- _THE TASK_
Reproduce nothing but the lines from the one with "Generate a Python" through the one with "years = list(range(2015, 2031))", exactly and with both ends. Omit pictures.

- _DATASET_
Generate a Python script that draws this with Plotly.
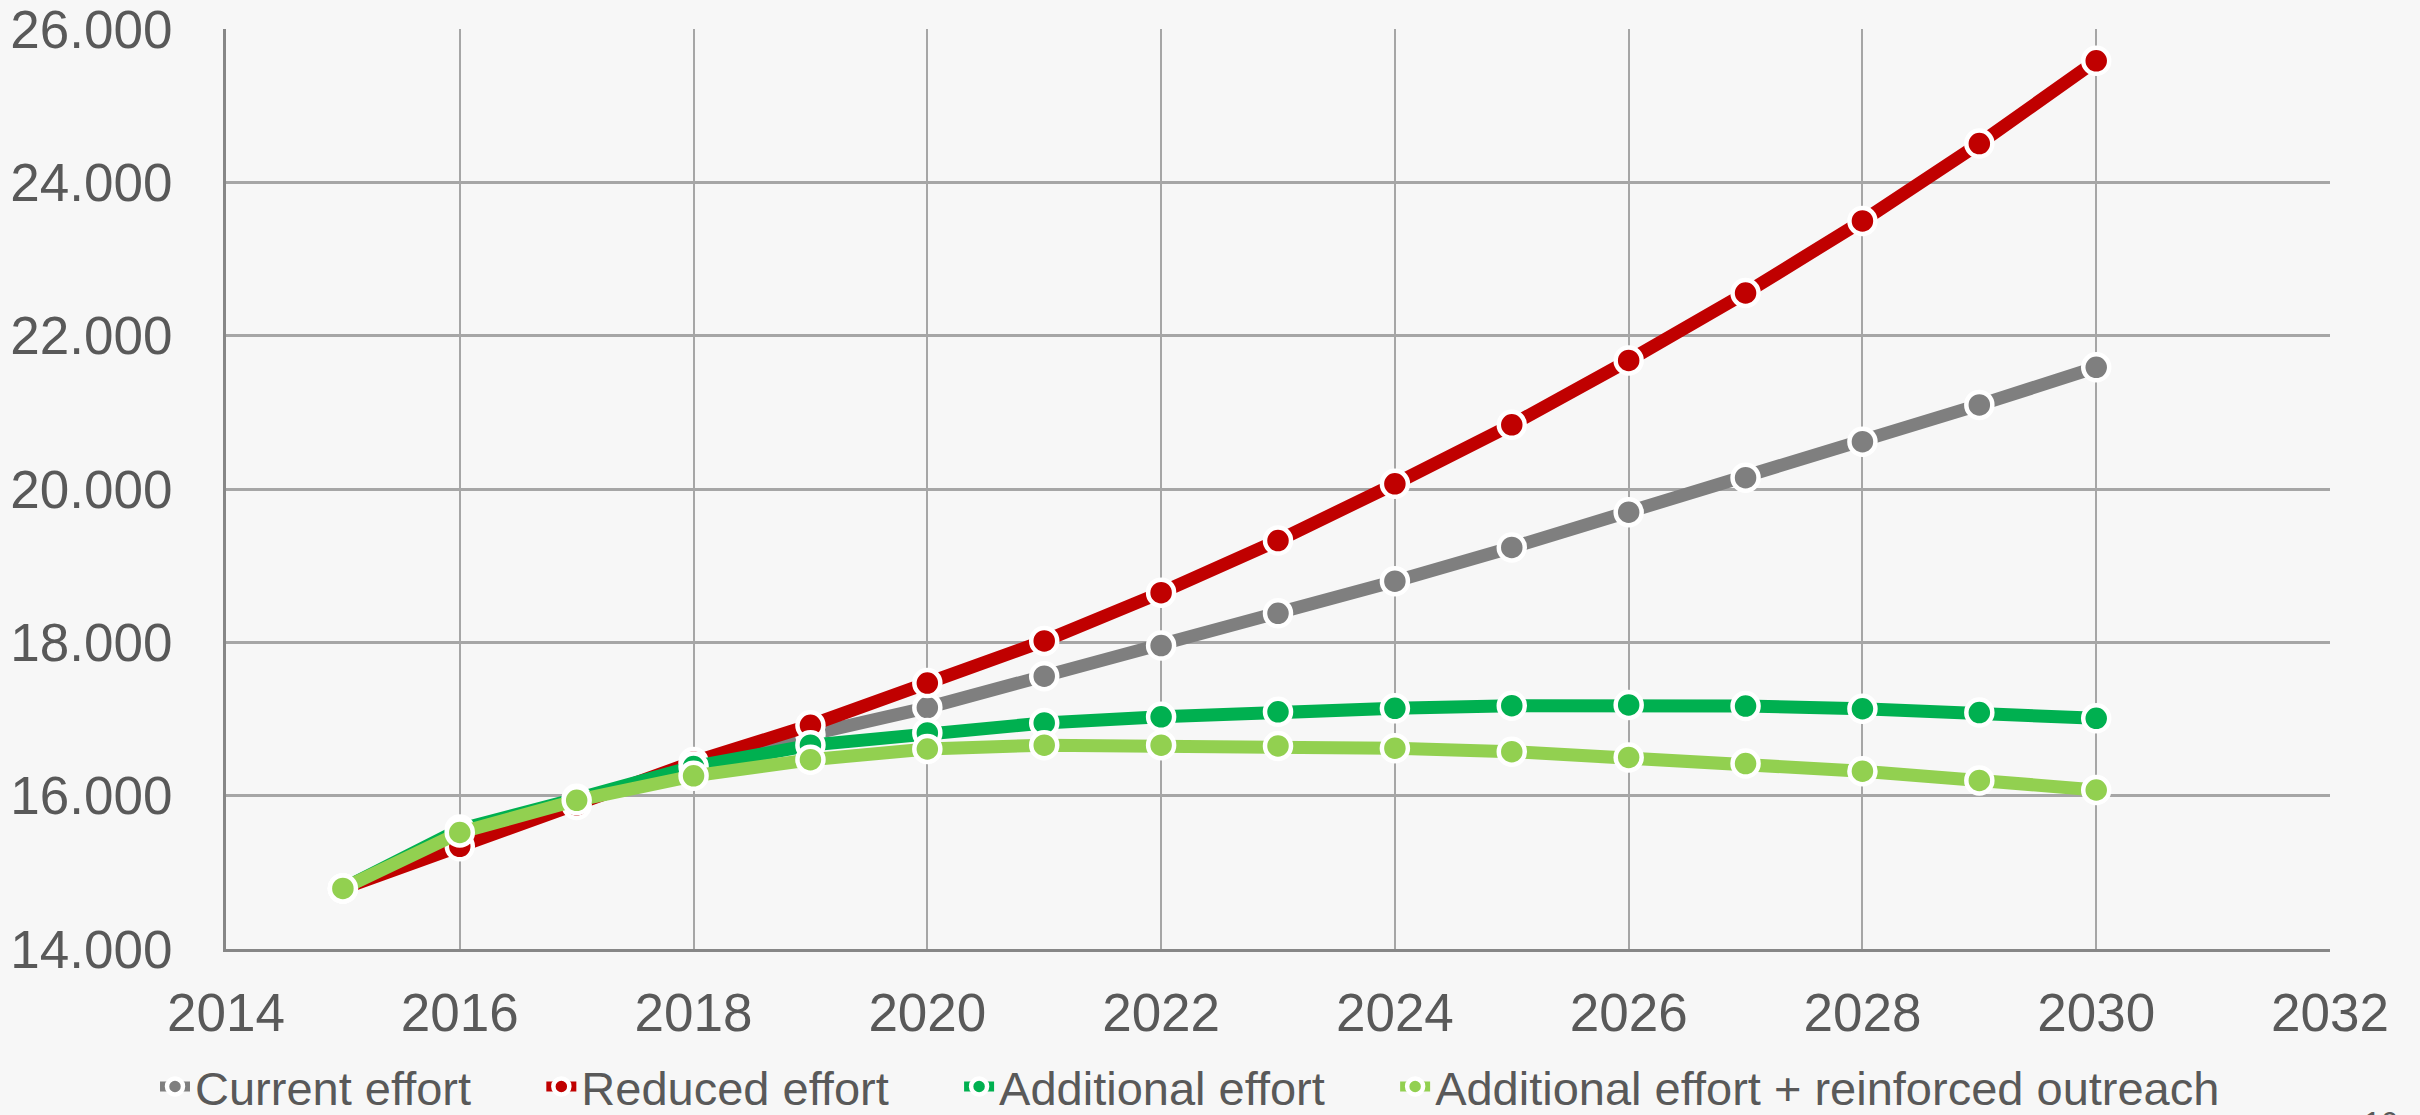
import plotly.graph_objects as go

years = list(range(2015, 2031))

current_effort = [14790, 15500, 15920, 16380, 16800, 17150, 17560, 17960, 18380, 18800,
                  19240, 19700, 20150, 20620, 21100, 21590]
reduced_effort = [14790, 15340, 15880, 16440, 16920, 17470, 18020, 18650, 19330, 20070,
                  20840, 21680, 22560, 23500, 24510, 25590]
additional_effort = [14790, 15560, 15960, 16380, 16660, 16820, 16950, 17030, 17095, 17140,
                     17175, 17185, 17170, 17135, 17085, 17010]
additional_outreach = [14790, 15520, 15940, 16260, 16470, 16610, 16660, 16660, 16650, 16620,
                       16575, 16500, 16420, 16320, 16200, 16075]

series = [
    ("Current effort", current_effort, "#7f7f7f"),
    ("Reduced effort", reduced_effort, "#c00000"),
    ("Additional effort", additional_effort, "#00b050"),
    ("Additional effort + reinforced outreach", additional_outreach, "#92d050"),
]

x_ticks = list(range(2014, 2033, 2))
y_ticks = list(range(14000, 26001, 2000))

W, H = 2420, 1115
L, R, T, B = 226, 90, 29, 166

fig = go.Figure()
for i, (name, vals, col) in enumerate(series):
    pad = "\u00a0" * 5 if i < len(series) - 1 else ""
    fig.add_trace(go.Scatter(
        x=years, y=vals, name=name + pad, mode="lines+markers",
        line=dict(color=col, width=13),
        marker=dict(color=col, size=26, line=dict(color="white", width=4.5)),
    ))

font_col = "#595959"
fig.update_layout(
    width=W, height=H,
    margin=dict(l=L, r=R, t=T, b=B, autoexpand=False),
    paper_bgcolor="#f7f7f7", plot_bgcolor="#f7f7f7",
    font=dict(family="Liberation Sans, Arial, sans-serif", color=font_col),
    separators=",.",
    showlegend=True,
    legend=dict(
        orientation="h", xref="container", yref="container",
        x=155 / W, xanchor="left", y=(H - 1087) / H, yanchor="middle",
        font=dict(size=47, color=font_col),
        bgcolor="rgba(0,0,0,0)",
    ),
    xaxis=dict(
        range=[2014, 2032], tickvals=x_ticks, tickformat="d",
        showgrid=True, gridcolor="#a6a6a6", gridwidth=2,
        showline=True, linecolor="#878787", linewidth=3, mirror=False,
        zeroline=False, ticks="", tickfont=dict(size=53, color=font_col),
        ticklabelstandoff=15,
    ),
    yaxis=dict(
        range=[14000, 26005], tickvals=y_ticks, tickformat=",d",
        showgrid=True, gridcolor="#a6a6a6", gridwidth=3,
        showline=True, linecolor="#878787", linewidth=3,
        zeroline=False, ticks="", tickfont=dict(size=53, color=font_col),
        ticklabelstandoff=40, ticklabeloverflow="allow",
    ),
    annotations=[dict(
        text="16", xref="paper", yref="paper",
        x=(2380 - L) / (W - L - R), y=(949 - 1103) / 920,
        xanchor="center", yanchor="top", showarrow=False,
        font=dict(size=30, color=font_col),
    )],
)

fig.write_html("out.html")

* * *

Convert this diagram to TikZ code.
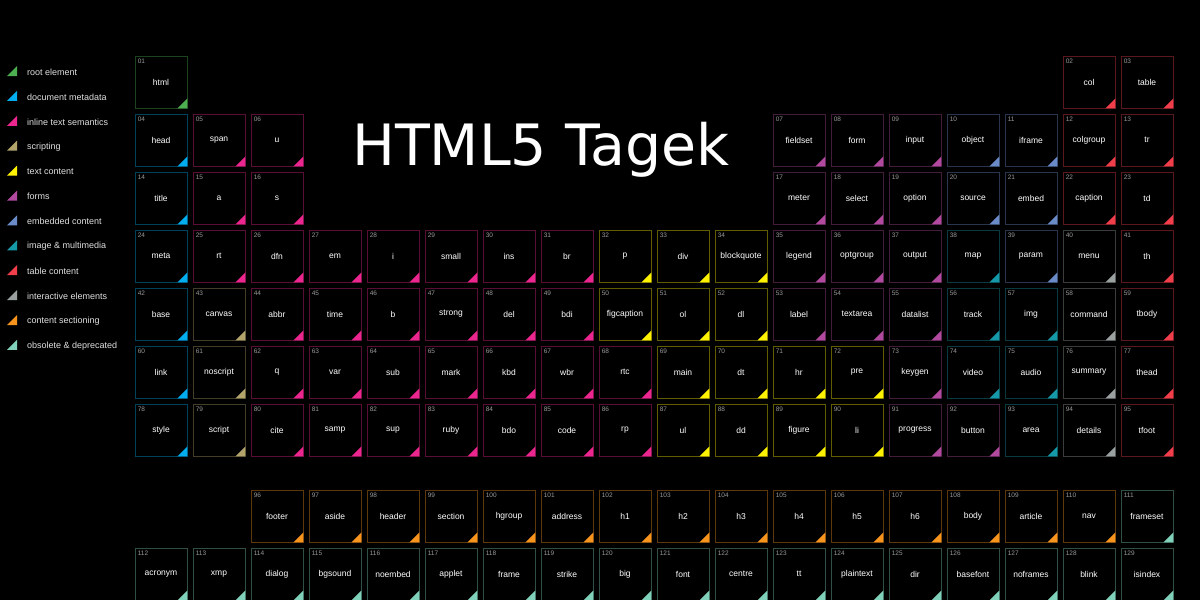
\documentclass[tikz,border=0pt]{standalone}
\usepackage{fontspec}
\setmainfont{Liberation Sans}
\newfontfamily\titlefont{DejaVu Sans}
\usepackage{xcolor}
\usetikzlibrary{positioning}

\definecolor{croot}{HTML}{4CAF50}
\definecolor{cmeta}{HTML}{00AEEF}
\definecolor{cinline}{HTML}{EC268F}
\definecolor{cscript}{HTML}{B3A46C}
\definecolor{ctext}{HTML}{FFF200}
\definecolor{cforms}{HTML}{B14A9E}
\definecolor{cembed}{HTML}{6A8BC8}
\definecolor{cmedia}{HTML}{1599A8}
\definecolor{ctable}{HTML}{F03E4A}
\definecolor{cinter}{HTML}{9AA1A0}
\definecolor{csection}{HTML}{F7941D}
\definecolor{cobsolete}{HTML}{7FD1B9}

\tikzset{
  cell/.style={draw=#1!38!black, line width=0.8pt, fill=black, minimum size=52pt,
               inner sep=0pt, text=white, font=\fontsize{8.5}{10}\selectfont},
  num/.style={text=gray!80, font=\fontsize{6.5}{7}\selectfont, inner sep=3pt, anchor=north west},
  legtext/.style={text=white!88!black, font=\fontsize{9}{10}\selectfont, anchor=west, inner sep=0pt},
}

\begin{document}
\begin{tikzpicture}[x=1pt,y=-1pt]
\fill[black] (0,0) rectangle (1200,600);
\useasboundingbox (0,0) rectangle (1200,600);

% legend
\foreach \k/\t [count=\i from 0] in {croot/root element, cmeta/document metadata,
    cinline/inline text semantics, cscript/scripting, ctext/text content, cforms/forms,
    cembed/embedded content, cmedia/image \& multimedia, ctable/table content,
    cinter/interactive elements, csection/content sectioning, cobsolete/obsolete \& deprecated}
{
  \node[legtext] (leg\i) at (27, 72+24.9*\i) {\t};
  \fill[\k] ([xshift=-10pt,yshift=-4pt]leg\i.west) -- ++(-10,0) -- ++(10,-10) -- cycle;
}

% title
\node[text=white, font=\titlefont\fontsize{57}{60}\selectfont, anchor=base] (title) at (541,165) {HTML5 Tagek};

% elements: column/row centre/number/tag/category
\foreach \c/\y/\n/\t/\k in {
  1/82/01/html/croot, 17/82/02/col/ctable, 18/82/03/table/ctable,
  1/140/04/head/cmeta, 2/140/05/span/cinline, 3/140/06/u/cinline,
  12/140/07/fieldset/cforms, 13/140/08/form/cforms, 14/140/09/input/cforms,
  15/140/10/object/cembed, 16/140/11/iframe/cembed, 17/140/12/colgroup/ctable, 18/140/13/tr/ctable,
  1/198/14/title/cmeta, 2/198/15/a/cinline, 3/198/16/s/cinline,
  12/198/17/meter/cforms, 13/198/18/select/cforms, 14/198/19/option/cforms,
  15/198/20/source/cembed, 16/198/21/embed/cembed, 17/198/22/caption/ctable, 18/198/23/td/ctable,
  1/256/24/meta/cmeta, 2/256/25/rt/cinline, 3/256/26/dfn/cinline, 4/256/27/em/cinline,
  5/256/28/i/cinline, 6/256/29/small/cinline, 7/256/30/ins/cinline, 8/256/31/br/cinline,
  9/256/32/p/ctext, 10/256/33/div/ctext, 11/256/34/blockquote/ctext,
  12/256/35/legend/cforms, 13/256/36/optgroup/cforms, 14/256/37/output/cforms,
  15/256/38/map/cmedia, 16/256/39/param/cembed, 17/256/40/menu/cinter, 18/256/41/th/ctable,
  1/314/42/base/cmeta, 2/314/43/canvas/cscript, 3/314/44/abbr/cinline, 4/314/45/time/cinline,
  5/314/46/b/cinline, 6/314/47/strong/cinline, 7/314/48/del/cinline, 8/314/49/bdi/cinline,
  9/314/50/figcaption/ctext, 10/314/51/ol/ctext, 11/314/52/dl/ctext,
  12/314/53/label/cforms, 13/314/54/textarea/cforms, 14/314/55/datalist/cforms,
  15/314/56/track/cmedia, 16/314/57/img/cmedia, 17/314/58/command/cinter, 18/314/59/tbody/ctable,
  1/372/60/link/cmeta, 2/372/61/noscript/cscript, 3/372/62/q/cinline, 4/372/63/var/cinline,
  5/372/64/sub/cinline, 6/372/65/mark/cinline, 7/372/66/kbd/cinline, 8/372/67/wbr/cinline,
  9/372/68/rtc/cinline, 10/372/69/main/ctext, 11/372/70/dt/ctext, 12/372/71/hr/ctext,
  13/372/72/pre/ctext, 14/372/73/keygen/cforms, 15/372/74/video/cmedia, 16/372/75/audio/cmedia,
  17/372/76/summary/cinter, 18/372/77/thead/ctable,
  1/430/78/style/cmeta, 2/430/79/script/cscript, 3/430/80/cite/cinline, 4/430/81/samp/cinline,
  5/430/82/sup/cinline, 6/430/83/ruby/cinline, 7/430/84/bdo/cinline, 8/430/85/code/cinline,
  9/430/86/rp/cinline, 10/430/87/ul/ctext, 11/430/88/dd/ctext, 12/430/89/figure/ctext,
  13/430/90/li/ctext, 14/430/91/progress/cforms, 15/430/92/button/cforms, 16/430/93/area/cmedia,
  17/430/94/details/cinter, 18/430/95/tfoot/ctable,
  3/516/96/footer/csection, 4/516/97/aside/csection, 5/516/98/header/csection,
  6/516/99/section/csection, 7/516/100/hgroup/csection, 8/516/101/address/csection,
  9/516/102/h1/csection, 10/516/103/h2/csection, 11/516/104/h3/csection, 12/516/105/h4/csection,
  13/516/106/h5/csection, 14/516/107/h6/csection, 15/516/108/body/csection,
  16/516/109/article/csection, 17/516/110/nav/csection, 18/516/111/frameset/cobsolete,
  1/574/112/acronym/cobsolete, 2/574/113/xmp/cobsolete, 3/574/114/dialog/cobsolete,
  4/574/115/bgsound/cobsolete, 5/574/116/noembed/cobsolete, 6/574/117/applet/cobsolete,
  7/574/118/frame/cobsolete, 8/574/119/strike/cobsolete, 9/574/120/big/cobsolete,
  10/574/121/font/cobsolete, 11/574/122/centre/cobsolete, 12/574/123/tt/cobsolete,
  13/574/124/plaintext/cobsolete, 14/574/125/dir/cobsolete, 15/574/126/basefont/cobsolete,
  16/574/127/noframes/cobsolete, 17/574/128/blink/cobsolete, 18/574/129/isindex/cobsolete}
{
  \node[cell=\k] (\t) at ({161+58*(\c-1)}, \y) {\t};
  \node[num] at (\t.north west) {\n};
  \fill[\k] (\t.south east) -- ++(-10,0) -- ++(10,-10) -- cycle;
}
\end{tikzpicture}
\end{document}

==

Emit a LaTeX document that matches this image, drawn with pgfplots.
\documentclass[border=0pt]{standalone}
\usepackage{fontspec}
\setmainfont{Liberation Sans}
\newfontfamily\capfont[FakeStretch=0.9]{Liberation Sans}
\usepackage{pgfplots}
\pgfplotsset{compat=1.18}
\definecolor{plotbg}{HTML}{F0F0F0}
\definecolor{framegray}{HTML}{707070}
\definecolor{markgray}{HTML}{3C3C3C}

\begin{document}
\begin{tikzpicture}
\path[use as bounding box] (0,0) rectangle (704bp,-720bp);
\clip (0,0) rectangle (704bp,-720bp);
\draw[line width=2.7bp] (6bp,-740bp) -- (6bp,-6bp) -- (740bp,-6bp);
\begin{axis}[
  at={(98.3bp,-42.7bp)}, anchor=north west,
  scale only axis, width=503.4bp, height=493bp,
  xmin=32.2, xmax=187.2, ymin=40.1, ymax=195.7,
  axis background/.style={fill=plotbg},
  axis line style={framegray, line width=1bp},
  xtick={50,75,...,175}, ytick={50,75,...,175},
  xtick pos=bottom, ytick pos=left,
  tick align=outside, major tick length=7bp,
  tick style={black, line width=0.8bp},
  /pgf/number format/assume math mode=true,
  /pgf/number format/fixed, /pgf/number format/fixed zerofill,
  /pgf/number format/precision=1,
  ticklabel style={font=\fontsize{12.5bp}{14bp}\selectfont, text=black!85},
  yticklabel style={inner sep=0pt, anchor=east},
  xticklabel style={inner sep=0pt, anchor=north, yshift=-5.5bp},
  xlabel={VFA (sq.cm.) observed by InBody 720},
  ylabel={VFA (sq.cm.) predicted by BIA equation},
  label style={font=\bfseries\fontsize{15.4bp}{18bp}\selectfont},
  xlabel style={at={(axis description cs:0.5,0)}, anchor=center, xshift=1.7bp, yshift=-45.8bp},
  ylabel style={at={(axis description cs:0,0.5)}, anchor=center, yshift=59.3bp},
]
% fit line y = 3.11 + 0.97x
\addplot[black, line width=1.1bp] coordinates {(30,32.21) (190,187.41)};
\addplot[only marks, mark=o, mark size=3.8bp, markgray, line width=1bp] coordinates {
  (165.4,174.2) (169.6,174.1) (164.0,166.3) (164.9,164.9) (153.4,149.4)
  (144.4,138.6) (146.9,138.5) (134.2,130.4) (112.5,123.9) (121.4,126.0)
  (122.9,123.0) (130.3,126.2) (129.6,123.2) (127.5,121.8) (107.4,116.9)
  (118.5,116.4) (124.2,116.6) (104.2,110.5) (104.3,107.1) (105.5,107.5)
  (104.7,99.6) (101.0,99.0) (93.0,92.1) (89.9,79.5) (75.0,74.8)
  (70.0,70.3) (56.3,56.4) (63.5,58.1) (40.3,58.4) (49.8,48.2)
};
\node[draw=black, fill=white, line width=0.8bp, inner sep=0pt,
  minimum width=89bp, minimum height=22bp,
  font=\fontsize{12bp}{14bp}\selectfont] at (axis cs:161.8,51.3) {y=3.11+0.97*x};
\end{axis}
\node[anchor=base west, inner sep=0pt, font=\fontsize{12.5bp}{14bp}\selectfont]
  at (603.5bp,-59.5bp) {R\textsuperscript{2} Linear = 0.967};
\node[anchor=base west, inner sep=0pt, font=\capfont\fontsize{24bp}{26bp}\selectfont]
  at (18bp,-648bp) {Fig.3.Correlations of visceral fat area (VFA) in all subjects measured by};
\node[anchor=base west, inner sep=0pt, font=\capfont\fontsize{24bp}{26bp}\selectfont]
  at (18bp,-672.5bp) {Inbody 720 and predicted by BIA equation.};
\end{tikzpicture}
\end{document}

- _SOLUTION FOR THIS EXERCISE_
Generate a Python script that draws this with Plotly.
import plotly.graph_objects as go

years = list(range(2015, 2031))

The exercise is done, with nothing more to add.